Some lobstermen want the state Department of Marine Resources to relax its bait rules to help expand the array of affordable replacements for herring that will be available to feed the Maine lobster industry next year and fill that 78 million-pound bait deficit. They argue that no other state regulates what their fishermen use to bait their traps. Boats from Massachusetts, New Hampshire and Canada use bait that Maine fishermen can’t right here in the Gulf of Maine, they say.

But fishermen shouldn’t count on salmon racks – the discarded, fleshed head and skeleton left over after a salmon is filleted – or any other prohibited species of exotic bait fish to fill next year’s projected herring gap, said Marine Resources Commissioner Patrick Keliher. Instead of easing Maine’s bait rules, Keliher is asking interstate fishing regulators to apply Maine’s bait rules across New England.

He realizes this could actually make the bait crunch a little tighter by forcing all lobstermen, not just those from Maine, to scramble for the same limited bait supply. But Keliher said increased competition is a small price to pay to protect Maine’s signature brand, as well as the lobster industry as a whole. He thinks the herring quota will bounce back in a few years, once a big upcoming generation of fish reach spawning age, but a disease outbreak in the lobster industry could hurt for decades.

“Maine could say, ‘If you’re not going to do it, I’m not going to do it because I’m not going to put our fishermen at a disadvantage,’ but that is not a conversation I am willing to have, no matter how many calls I get,” Keliher said. “Instead, I want to talk about the guy from down South who is fishing Asian carp off Jeffreys Ledge in the Gulf of Maine.

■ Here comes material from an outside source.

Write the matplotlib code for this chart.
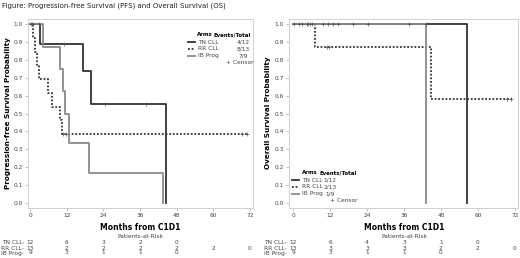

That guy could ruin the Maine brand, and that would ruin everybody down South who is riding our coattails.”



Maine enacted its bait safety regulations in 2013 after the DMR learned that farmed Vietnamese catfish, which are known as a carrier of white spot disease, and Asian carp from the U.S. Midwest, which are known to carry viral hemorrhagic septicemia, had been reported among the millions of pounds of lobster bait being imported for use in Maine’s most lucrative fishery, Keliher said.

Under the law, Maine set up a fish health technical committee made up of government, academic and private-industry aquatic animal health professionals that can review new baits to see if they pose a threat to the Maine ecosystem. The committee added four species, such as the Patagonian toothfish, to the allowed bait list in July, for example. In other cases, the committee agreed to grant one-time exceptions to carp bait shipments that tested free of pathogens.

The department is concerned that its small staff and committee of volunteers will be deluged with bait review requests next year, leaving the agency unable to give each bait a thorough review in a timely manner. The department cannot charge a fee for the review. It is considering whether to require bait dealers to obtain a risk analysis from a qualified professional that can then be reviewed by the committee and commissioner.

Correction: This story was updated at 1:20 p.m. Friday, Dec. 7, 2018, to correct the amount of the herring quota.